Whether you’re in your first year of marriage or your twentieth year, learning how to be honest and have great communication will eliminate problems, help you trust each other and have a happy and healthy relationship. We’re not marriage experts but we want to share our advice to young (or even seasoned) couples and the 5 tips we’ve learned about honesty in marriage. Challenges, struggles and fighting from time to time is inevitable but we want to keep you from saying, I wish I would have known this earlier.
(Disclaimer: Trent and I don’t have a perfect marriage by any stretch of the imagination. Just like every other couple, there are times when we have arguments and disagree. We make the choice each and every day to love each other.)
Our society paints a beautiful picture of marriage. It’s one with perfect couples that never argue and always get along. Couples that you see through rose colored glasses and that all live happily ever after. But I’m here to tell you that perfect marriages don’t exist.
Marriage takes work, each and every day! Yes, you heard me right. Marriage is hard work!
How It All Started
From the very start of our relationship I was brutally honest with Trent. My heart had been broken from a painful divorce (you can read a bit of my story here) and there was no way that I wanted that to happen again.
Had you been a fly on the wall and listened to our conversations you may have been appalled at just how honest I was with him. In the beginning it was a defense mechanism. I figured that if he couldn’t handle my honesty then there was no point in wasting our time dating.
If it’s any indication of how well my defense mechanism worked, we were married the next year. (All I can say is, our relationship was definitely a God thing!)
The honesty has carried into our nearly nine years of marriage and I can’t tell you how healthy it has been for both of us.

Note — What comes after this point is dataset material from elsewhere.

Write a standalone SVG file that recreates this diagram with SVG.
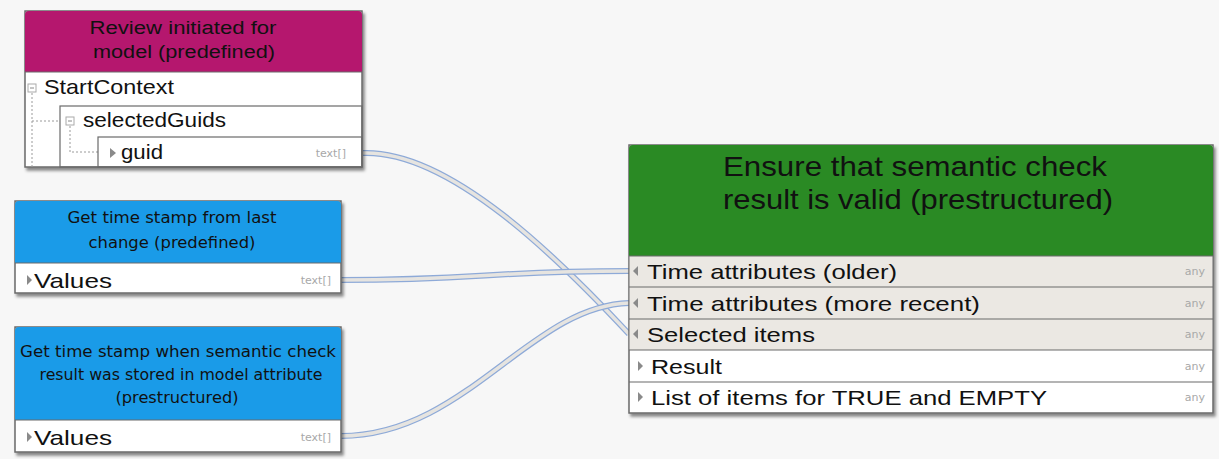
<svg xmlns="http://www.w3.org/2000/svg" width="1219" height="459" viewBox="0 0 1219 459">
<defs>
<filter id="sh" x="-5%" y="-5%" width="112%" height="120%">
<feDropShadow dx="2" dy="3" stdDeviation="1.5" flood-color="#000" flood-opacity="0.45"/>
</filter>
<style>
.box{fill:#fff;stroke:#6a6a6a;stroke-width:1.5}
.ln{stroke:#6a6a6a;stroke-width:1.2;fill:none}
.in{fill:#ebe8e3}
.hd{font-family:"Liberation Sans",Arial,sans-serif;fill:#111;text-anchor:middle}
.hv{font-family:"DejaVu Sans",Verdana,sans-serif;fill:#111;text-anchor:middle;font-size:15px}
.rw{font-family:"Liberation Sans",Arial,sans-serif;fill:#111;font-size:21px}
.ty{font-family:"DejaVu Sans",Verdana,sans-serif;fill:#a8a8a8;font-size:11px;text-anchor:end}
.tri{fill:#8a8a8a}
.dot{stroke:#9a9a9a;stroke-width:1;stroke-dasharray:2 2;fill:none}
.tubeo{fill:none;stroke:#8eaad8;stroke-width:6}
.tubei{fill:none;stroke:#e6e4e0;stroke-width:3.5}
</style>
</defs>
<rect width="1219" height="459" fill="#f7f7f7"/>

<g id="connectors">
<path class="tubeo" d="M363,153 C450,150 560,260 629,334"/>
<path class="tubei" d="M363,153 C450,150 560,260 629,334"/>
<path class="tubeo" d="M341,280 C480,280 490,271 629,271"/>
<path class="tubei" d="M341,280 C480,280 490,271 629,271"/>
<path class="tubeo" d="M341,436 C465,436 530,306 629,303"/>
<path class="tubei" d="M341,436 C465,436 530,306 629,303"/>
</g>

<g id="node-review">
<rect class="box" x="25" y="11" width="337" height="156" filter="url(#sh)"/>
<path d="M25,72 V15 Q25,11 29,11 H358 Q362,11 362,15 V72 Z" fill="#b5176e"/>
<line class="ln" x1="25" y1="72" x2="362" y2="72"/>
<text class="hd" x="183" y="34" font-size="18" textLength="187" lengthAdjust="spacingAndGlyphs">Review initiated for</text>
<text class="hd" x="184" y="58" font-size="18" textLength="182" lengthAdjust="spacingAndGlyphs">model (predefined)</text>
<rect x="28" y="84" width="8" height="8" fill="#fff" stroke="#aaa" stroke-width="1"/>
<line x1="30" y1="88" x2="34" y2="88" stroke="#888"/>
<text class="rw" x="44" y="94" font-size="19" textLength="130" lengthAdjust="spacingAndGlyphs">StartContext</text>
<path class="dot" d="M32,93 V167 M32,121 H60"/>
<rect x="60" y="106" width="302" height="61" fill="none" stroke="#6a6a6a" stroke-width="1.2"/>
<rect x="66" y="117" width="8" height="8" fill="#fff" stroke="#aaa" stroke-width="1"/>
<line x1="68" y1="121" x2="72" y2="121" stroke="#888"/>
<text class="rw" x="83" y="127" font-size="19" textLength="143" lengthAdjust="spacingAndGlyphs">selectedGuids</text>
<path class="dot" d="M70,126 V152 H98"/>
<rect x="98" y="137" width="264" height="30" fill="none" stroke="#6a6a6a" stroke-width="1.2"/>
<path class="tri" d="M110,148 L116,153 L110,158 Z"/>
<text class="rw" x="121" y="159" font-size="19" textLength="42" lengthAdjust="spacingAndGlyphs">guid</text>
<text class="ty" x="346" y="157">text[]</text>
</g>

<g id="node-lastchange">
<rect class="box" x="15" y="201" width="326" height="92" filter="url(#sh)"/>
<path d="M15,263 V205 Q15,201 19,201 H337 Q341,201 341,205 V263 Z" fill="#1a9be8"/>
<line class="ln" x1="15" y1="263" x2="341" y2="263"/>
<text class="hv" x="172" y="223" textLength="209" lengthAdjust="spacingAndGlyphs">Get time stamp from last</text>
<text class="hv" x="172" y="248" textLength="167" lengthAdjust="spacingAndGlyphs">change (predefined)</text>
<path class="tri" d="M27,275 L32,280 L27,285 Z"/>
<text class="rw" x="34" y="288" font-size="22" textLength="78" lengthAdjust="spacingAndGlyphs">Values</text>
<text class="ty" x="331" y="284">text[]</text>
</g>

<g id="node-semanticstamp">
<rect class="box" x="15" y="327" width="326" height="125" filter="url(#sh)"/>
<path d="M15,420 V331 Q15,327 19,327 H337 Q341,327 341,331 V420 Z" fill="#1a9be8"/>
<line class="ln" x1="15" y1="420" x2="341" y2="420"/>
<text class="hv" x="178" y="357" textLength="316" lengthAdjust="spacingAndGlyphs">Get time stamp when semantic check</text>
<text class="hv" x="181" y="380" textLength="283" lengthAdjust="spacingAndGlyphs">result was stored in model attribute</text>
<text class="hv" x="177" y="403" textLength="123" lengthAdjust="spacingAndGlyphs">(prestructured)</text>
<path class="tri" d="M27,432 L32,437 L27,442 Z"/>
<text class="rw" x="34" y="445" font-size="22" textLength="78" lengthAdjust="spacingAndGlyphs">Values</text>
<text class="ty" x="331" y="441">text[]</text>
</g>

<g id="node-ensure">
<rect class="box" x="629" y="145" width="584" height="268" filter="url(#sh)"/>
<path d="M629,256 V149 Q629,145 633,145 H1209 Q1213,145 1213,149 V256 Z" fill="#2a8a24"/>
<rect class="in" x="629.7" y="256" width="582.6" height="94"/>
<path class="ln" d="M629,256 H1213 M629,287 H1213 M629,319 H1213 M629,350 H1213 M629,382 H1213"/>
<text class="hd" x="915" y="176" font-size="28" textLength="384" lengthAdjust="spacingAndGlyphs">Ensure that semantic check</text>
<text class="hd" x="918" y="209" font-size="28" textLength="390" lengthAdjust="spacingAndGlyphs">result is valid (prestructured)</text>
<path class="tri" d="M638,266 L633,271 L638,276 Z"/>
<text class="rw" x="647" y="279" textLength="250" lengthAdjust="spacingAndGlyphs">Time attributes (older)</text>
<path class="tri" d="M638,298 L633,303 L638,308 Z"/>
<text class="rw" x="647" y="311" textLength="333" lengthAdjust="spacingAndGlyphs">Time attributes (more recent)</text>
<path class="tri" d="M638,329 L633,334 L638,339 Z"/>
<text class="rw" x="647" y="342" textLength="168" lengthAdjust="spacingAndGlyphs">Selected items</text>
<path class="tri" d="M638,361 L643,366 L638,371 Z"/>
<text class="rw" x="651" y="374" textLength="71" lengthAdjust="spacingAndGlyphs">Result</text>
<path class="tri" d="M638,392 L643,397 L638,402 Z"/>
<text class="rw" x="651" y="405" textLength="396" lengthAdjust="spacingAndGlyphs">List of items for TRUE and EMPTY</text>
<text class="ty" x="1205" y="275">any</text>
<text class="ty" x="1205" y="307">any</text>
<text class="ty" x="1205" y="338">any</text>
<text class="ty" x="1205" y="370">any</text>
<text class="ty" x="1205" y="401">any</text>
</g>
</svg>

Here are five things we’ve learned about honesty in marriage!
Honesty is not always easy.
There are times when you’ll wish you didn’t have to be honest. It would be so much easier to shove certain conversations under the rug and never have to talk about them again.
But we all know that shoving things under the rug only works for a little while. If they’re not dealt with now they’ll eventually blow up one day.

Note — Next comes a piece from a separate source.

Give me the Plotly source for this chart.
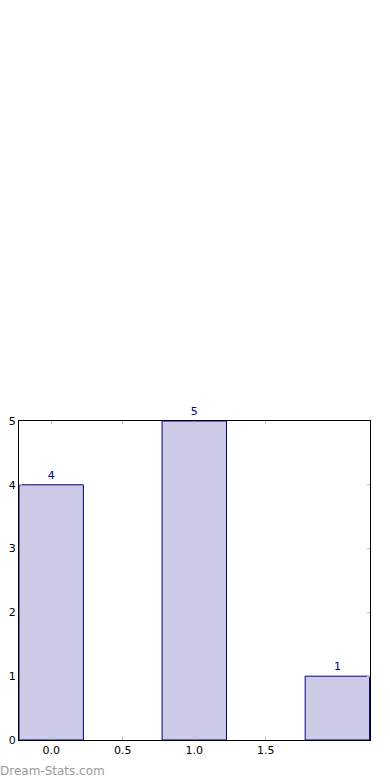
import plotly.graph_objects as go

categories = [0, 1, 2]
values = [4, 5, 1]
x_tickvals = [0.0, 0.5, 1.0, 1.5]
x_ticktext = ["0.0", "0.5", "1.0", "1.5"]
y_tickvals = [0, 1, 2, 3, 4, 5]

fig = go.Figure()
fig.add_trace(go.Bar(
    x=categories, y=values, width=0.45,
    marker=dict(color="#cccce6", line=dict(color="#000080", width=1)),
    text=[str(v) for v in values], textposition="outside",
    textfont=dict(family="DejaVu Sans", size=11, color="#000080"),
    cliponaxis=False,
))

axis_common = dict(
    showline=True, linecolor="black", linewidth=1, mirror="ticks",
    ticks="inside", ticklen=3, tickcolor="#bbbbbb", tickwidth=1,
    showgrid=False, zeroline=False, automargin=False,
    tickfont=dict(family="DejaVu Sans", size=11, color="black"),
)

fig.update_layout(
    width=390, height=780,
    margin=dict(l=19, r=20, t=421, b=40),
    paper_bgcolor="white", plot_bgcolor="white",
    showlegend=False,
    xaxis=dict(range=[-0.225, 2.228], tickvals=x_tickvals, ticktext=x_ticktext, **axis_common),
    yaxis=dict(range=[0, 5], tickvals=y_tickvals, **axis_common),
    annotations=[dict(
        text="Dream-Stats.com", xref="paper", yref="paper",
        x=0, y=0, xanchor="left", yanchor="top", yshift=-22, xshift=-21,
        showarrow=False, font=dict(family="DejaVu Sans", size=12, color="#999999"),
    )],
)

fig.write_html("out.html")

That conversation may seem difficult now but I promise it will be a lot harder months or even years down the road!
Honesty doesn’t mean blatantly hurting your spouse.
When they taught us the saying “sticks and stones will break your bones but words may never hurt you” as children, they lied.
Whether you’re as tough as they come or like things straight the point, words hurt.
If your spouse gets hurt easily have a little tact and try your best to find a way to be honest without hurting them.
This may mean that you have to talk at a later time. It’s okay to say that you need to think about something before giving a reply.
Honesty takes both spouses.
As children we had a blast riding the see saw. But it was only fun if two people were riding it. (Remember how you’d get stuck on the ground if you were on it by yourself?)
Honesty in marriage is just like a see saw – it takes both spouses.
If both spouses aren’t being honest with each other, it’s not going to work. The spouse that’s trying to be honest is going to get frustrated and end up “on the ground.”
If you find yourself frustrated, talk with your spouse and share how you’d like to be honest with each other.
Create an honesty code.
Let’s face it ladies, we ask our husbands some super stupid questions. (Or, maybe I’m the only person who does this.) These bait and switch questions put the man we love in a difficult spot.
Trent is such a wise man and has come up with a great answer when I ask the bait and switch questions. He’ll say, “There’s not a right answer to that question.”
He’s totally right because either way he answers I’m going to be upset.
Find a “code” that works for your marriage – you’ll be glad you did!
Honesty creates a healthy relationship.
Like many of you, we have walked through some very hard times together. Knowing that I can come to Trent with whatever I’m thinking or feeling and have an open and honest conversation with him is so freeing.
When you get in the habit of being honest with each other your marriage will grow and thrive. You’ll see a healthy relationship spring up! Notice I didn’t say a perfect marriage, but a healthy marriage!
Now it’s your turn. What are your tips for being honest in marriage?